- Japanese release picture sleeve

Single by the Platters
- B-side: "Out of My Mind"
- Released: April 1958
- Genre: R&B, traditional pop
- Length: 2:47
- Label: Mercury Records 71289
- Songwriters: Buck Ram, Morty Nevins, Al Nevins, Artie Dunn

The Platters singles chronology
| "Helpless" (1958) | "Twilight Time" (1958) | "You're Making a Mistake" (1958) |

= Twilight Time (1944 song) =

"Twilight Time" is a popular song with lyrics by Buck Ram and music by the Three Suns (Morty Nevins, Al Nevins, and Artie Dunn). Ram said that he originally wrote it as a poem, without music, while in college.

Original instrumental recordings of "Twilight Time" included those made respectively by the Three Suns (1944) and Les Brown & His Band of Renown (1945).

Les Brown's version of "Twilight Time" was recorded in November 1944 and released in early 1945 as the B-side of "Sentimental Journey," the first recording of that song. While the A-side featured Doris Day's vocals, "Twilight Time" was an instrumental.

==The Platters recording==

It has been recorded by numerous groups over the years. However, the best-known version of the song was recorded by the Platters and became a No.1 hit on both the pop singles and R&B best sellers charts in 1958 in the United States. The song also reached No.3 in the United Kingdom and Canada. In 1963, the Platters recorded a Spanish version of the song entitled "La Hora del Crepúsculo", sung in a rhumba-style tempo.

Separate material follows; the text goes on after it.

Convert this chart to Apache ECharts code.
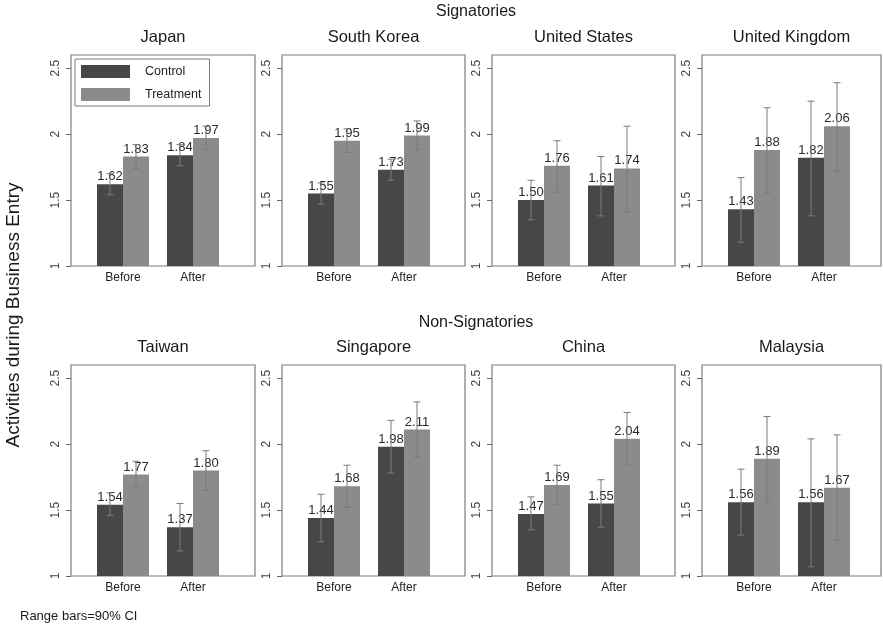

The Platters version of the song was featured in the official trailer for the Disney+ show WandaVision; it also serves as a plot point in The X-Files episode "Kill Switch".

==Other notable versions==
- Yvette Giraud, (1958), French version, as Les Amoureux.
- Andy Williams reached No.86 on the Billboard Hot 100 in 1962
- Willie Nelson, on his album What a Wonderful World (1988). Nelson's version peaked at No.41 on the Billboard Hot Country Singles chart in 1989.